Dean threw for more than 300 yards in the win over Western.

Dean was a sophomore starter for the Red Arrows two years ago when they beat Brother Rice in a state semifinal at Howell, a loss the Brother Rice players who played in that game still remember vividly.

“That’s a lot of motivation for me,” Brother Rice senior captain Cody Ellwanger said. “I want us to win that for the seniors of that year who didn’t have that opportunity.
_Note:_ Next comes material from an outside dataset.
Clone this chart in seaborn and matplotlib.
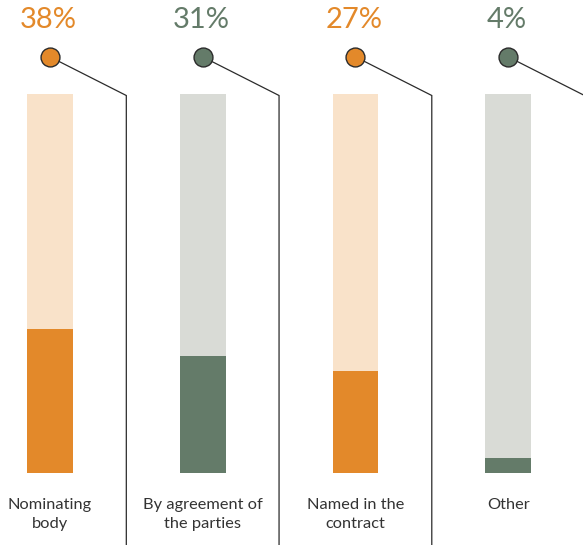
import seaborn as sns
import matplotlib.pyplot as plt

categories = ["Nominating\nbody", "By agreement of\nthe parties", "Named in the\ncontract", "Other"]
values = [38, 31, 27, 4]
dark_colors = ["#E3892A", "#647B69", "#E3892A", "#647B69"]
light_colors = ["#F9E2C9", "#D9DBD6", "#F9E2C9", "#D9DBD6"]

sns.set_style("white")
plt.rcParams['font.family'] = ['Lato', 'DejaVu Sans']

fig = plt.figure(figsize=(5.83, 5.45), dpi=100)
ax = fig.add_axes([0, 0, 1, 1])

# full-height background bars, then the share on top
sns.barplot(x=categories, y=[100] * len(categories), hue=categories,
            palette=light_colors, width=0.3, legend=False, ax=ax,
            saturation=1, linewidth=0)
sns.barplot(x=categories, y=values, hue=categories,
            palette=dark_colors, width=0.3, legend=False, ax=ax,
            saturation=1, linewidth=0)

for i, (cat, val, col) in enumerate(zip(categories, values, dark_colors)):
    # connector line from the marker down the right side
    ax.plot([i, i + 0.5, i + 0.5], [109.8, 99.6, -20], color="#2b2b2b",
            lw=0.9, zorder=3, solid_joinstyle="miter")
    ax.scatter([i], [109.8], s=185, color=col, edgecolor="#2b2b2b",
               linewidth=1.0, zorder=4)
    ax.text(i - 0.01, 119.5, f"{val}%", color=col, fontsize=21,
            fontweight="normal", ha="center", va="center")
    ax.text(i, -6.5, cat, color="#333333", fontsize=11.8, ha="center",
            va="top", linespacing=1.5)

ax.set_xlim(-0.327, 3.49)
ax.set_ylim(-19.0, 124.8)
ax.axis("off")

fig.savefig("out.png", dpi=100)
That day has stuck with me for a long time and will definitely be some extra motivation for this game.”

This will be the 11th appearance in the state final for Brother Rice, and it arguably is the most unlikely of them all.

The Warriors lost three straight games during the regular season to drop to 4-4, but won their regular-season finale against Harper Woods Chandler Park and had enough playoff points to earn a berth with a 5-4 record.

Brother Rice has rolled so far through the playoffs, highlighted by a surprising 30-7 thrashing of unbeaten and defending state champion Farmington Hills Harrison in the second round, and hopes to cash in on another title opportunity and win the school’s first state title since 2005.

“It’s always very exciting and it doesn’t get old,” Fracassa said. “It feels brand new to me and all these kids haven’t experienced something like this. It’s all new to them, too. It’s really exciting. This is a chance of a lifetime and if they play their best, good things can happen.”

Ellwanger echoed that it doesn’t get any better than this for the Warriors to overcome all they have to get to this point.

“This has been a dream of mine since seventh grade,” Ellwanger said. “It’s unreal and hasn’t fully kicked in yet, to be honest with you. But we’re grateful for this opportunity. This team has come a long way. A football team overcoming adversity. It only made us tougher.”